Task brief:
What is to be transcribed is the run of lines opening with the one that has "Write a Python" and closing with the one that has "2597, 2629, 2590]", and only that run, exactly.

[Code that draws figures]

- - - - - - -

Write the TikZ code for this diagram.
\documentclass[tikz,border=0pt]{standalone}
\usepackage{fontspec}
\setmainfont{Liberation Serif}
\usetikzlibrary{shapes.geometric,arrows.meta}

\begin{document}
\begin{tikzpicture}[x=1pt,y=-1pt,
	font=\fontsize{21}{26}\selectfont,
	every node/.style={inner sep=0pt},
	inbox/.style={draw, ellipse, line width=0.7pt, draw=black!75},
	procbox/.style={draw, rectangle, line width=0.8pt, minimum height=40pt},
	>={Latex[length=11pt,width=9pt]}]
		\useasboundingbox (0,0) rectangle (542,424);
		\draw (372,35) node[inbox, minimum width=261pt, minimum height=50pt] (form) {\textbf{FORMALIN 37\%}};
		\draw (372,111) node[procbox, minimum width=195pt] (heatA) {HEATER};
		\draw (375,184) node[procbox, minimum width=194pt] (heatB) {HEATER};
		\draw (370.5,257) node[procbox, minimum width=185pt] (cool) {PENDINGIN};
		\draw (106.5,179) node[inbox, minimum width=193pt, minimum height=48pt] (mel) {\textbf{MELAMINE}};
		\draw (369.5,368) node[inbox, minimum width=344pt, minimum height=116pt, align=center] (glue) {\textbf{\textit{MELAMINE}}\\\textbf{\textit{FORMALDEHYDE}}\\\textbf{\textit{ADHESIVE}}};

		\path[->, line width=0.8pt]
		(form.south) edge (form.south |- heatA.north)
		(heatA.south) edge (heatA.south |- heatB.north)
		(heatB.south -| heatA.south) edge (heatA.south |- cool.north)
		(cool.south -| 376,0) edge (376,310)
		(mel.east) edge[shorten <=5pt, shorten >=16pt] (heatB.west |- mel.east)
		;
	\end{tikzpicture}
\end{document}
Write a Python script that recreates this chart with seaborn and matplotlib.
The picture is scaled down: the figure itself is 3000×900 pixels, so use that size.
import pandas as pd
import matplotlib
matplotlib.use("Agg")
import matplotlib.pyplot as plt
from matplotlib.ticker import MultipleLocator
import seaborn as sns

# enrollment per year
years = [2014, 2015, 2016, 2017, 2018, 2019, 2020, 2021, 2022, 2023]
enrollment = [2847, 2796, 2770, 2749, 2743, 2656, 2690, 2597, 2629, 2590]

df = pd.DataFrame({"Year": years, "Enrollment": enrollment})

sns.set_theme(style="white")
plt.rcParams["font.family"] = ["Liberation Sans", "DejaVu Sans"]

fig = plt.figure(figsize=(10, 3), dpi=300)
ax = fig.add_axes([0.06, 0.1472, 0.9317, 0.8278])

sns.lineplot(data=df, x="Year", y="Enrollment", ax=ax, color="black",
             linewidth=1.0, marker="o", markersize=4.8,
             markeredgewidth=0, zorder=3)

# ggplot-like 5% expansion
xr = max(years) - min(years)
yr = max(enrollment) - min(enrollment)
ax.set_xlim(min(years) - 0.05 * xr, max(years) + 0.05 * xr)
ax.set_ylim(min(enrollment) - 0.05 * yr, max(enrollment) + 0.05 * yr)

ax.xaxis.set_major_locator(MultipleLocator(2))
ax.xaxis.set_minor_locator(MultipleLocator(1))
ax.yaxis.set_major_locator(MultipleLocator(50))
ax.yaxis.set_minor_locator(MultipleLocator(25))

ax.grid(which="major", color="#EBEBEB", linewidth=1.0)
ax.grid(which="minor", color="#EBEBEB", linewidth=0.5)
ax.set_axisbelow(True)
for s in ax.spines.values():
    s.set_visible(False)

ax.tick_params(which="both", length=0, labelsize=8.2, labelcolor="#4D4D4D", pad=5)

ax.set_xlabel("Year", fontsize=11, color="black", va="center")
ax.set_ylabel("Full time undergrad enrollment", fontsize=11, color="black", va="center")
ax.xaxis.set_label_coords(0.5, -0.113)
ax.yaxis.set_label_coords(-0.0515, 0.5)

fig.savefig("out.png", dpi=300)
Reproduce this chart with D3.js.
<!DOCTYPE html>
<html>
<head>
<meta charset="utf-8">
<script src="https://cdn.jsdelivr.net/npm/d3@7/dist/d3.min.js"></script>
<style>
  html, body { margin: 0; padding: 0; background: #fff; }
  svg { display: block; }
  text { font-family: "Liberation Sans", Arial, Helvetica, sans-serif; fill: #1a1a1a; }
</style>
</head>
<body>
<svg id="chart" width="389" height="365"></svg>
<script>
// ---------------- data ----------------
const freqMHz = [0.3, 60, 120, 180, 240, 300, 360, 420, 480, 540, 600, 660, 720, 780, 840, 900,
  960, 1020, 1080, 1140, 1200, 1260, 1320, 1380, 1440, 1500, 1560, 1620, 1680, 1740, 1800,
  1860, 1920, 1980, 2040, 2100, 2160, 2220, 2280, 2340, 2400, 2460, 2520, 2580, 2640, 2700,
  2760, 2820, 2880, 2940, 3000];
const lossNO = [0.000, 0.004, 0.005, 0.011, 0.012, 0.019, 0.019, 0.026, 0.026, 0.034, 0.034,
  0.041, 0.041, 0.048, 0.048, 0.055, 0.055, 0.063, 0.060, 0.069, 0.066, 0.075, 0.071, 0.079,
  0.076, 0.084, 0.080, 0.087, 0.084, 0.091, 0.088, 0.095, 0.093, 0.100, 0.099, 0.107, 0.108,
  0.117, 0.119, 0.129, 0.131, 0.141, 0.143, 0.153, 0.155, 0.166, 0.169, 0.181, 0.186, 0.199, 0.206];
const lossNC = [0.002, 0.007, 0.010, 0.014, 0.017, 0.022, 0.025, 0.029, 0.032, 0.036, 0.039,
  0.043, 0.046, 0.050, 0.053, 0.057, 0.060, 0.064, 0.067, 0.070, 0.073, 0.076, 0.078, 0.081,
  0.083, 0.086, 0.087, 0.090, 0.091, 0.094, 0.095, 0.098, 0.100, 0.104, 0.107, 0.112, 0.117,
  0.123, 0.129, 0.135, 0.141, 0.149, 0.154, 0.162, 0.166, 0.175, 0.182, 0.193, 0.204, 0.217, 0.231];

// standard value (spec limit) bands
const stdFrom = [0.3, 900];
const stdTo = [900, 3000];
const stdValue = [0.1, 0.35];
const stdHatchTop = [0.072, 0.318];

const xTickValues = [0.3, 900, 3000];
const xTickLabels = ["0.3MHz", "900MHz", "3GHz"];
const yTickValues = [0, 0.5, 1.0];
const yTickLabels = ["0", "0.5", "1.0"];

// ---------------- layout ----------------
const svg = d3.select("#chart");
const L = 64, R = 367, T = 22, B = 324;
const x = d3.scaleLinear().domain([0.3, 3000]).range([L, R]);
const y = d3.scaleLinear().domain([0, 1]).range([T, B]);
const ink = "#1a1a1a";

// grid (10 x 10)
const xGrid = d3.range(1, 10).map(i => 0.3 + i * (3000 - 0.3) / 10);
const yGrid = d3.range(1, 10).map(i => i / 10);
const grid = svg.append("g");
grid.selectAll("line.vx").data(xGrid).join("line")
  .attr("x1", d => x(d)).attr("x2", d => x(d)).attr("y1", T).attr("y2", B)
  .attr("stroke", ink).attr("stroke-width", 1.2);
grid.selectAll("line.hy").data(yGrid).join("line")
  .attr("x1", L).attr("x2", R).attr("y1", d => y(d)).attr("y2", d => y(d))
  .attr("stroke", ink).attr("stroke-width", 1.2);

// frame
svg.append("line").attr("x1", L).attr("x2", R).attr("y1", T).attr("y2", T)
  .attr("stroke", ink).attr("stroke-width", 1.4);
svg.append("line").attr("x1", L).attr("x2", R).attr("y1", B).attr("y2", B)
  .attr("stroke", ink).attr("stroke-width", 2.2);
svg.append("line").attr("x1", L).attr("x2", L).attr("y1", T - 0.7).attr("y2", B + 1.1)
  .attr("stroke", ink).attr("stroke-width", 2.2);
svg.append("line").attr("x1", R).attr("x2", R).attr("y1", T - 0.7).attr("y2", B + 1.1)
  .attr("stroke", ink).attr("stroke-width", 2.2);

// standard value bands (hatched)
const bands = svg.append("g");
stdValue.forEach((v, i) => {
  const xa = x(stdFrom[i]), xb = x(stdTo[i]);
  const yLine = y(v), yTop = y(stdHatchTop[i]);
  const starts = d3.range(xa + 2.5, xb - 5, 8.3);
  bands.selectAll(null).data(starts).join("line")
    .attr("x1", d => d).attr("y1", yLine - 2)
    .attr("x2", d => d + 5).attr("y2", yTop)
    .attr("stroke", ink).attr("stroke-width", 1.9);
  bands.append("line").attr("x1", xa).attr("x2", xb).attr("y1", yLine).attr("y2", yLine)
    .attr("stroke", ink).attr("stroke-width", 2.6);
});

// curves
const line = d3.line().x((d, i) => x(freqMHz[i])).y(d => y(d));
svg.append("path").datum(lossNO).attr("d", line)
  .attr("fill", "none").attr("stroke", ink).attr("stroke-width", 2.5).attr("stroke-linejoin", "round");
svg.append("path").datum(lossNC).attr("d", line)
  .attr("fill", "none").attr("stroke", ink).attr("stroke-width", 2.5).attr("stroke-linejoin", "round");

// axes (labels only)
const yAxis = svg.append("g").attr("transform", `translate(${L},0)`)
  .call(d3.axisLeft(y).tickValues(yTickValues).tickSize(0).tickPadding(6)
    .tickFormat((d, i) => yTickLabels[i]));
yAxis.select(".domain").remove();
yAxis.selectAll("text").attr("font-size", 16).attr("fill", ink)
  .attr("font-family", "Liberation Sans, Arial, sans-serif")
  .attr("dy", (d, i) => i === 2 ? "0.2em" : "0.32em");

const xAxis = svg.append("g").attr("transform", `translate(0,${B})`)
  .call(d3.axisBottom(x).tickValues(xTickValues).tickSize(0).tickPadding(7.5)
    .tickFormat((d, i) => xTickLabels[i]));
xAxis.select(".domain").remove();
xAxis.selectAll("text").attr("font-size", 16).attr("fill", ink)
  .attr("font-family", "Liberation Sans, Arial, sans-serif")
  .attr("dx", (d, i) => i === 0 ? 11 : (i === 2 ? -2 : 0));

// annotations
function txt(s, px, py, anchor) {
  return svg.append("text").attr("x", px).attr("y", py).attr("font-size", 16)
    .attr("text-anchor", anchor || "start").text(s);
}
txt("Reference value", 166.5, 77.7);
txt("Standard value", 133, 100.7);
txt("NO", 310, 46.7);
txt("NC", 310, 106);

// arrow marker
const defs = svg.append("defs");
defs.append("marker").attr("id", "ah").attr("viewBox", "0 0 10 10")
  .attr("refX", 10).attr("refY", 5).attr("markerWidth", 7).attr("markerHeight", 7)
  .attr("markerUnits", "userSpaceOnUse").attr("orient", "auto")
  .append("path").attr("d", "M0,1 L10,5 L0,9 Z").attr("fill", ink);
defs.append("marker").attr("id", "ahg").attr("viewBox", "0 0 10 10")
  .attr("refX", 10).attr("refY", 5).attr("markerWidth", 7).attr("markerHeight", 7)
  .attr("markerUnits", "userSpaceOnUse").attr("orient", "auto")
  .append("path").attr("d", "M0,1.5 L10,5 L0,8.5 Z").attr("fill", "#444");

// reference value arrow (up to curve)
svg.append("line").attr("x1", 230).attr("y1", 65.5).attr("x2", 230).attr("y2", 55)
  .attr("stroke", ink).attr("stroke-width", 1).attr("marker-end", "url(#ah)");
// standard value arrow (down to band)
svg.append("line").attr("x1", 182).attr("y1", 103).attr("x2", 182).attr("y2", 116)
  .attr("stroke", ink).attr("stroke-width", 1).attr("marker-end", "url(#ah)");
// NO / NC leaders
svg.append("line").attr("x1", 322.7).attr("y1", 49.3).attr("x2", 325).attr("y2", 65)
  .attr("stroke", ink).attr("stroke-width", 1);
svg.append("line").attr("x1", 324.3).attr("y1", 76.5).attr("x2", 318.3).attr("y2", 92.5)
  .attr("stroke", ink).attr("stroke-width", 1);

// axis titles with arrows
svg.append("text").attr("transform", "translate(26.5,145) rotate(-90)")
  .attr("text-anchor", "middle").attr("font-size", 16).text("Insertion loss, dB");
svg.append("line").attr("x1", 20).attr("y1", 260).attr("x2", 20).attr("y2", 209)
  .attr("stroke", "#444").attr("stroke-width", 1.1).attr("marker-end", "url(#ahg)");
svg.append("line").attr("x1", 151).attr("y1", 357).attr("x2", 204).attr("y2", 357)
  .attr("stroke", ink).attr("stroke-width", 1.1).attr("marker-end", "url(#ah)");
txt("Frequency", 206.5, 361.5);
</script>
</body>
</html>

- - - - - - -

In response:
Write a Python script that recreates this chart with seaborn and matplotlib.
The picture is scaled down: the figure itself is 3000×900 pixels, so use that size.
import pandas as pd
import matplotlib
matplotlib.use("Agg")
import matplotlib.pyplot as plt
from matplotlib.ticker import MultipleLocator
import seaborn as sns

# enrollment per year
years = [2014, 2015, 2016, 2017, 2018, 2019, 2020, 2021, 2022, 2023]
enrollment = [2847, 2796, 2770, 2749, 2743, 2656, 2690, 2597, 2629, 2590]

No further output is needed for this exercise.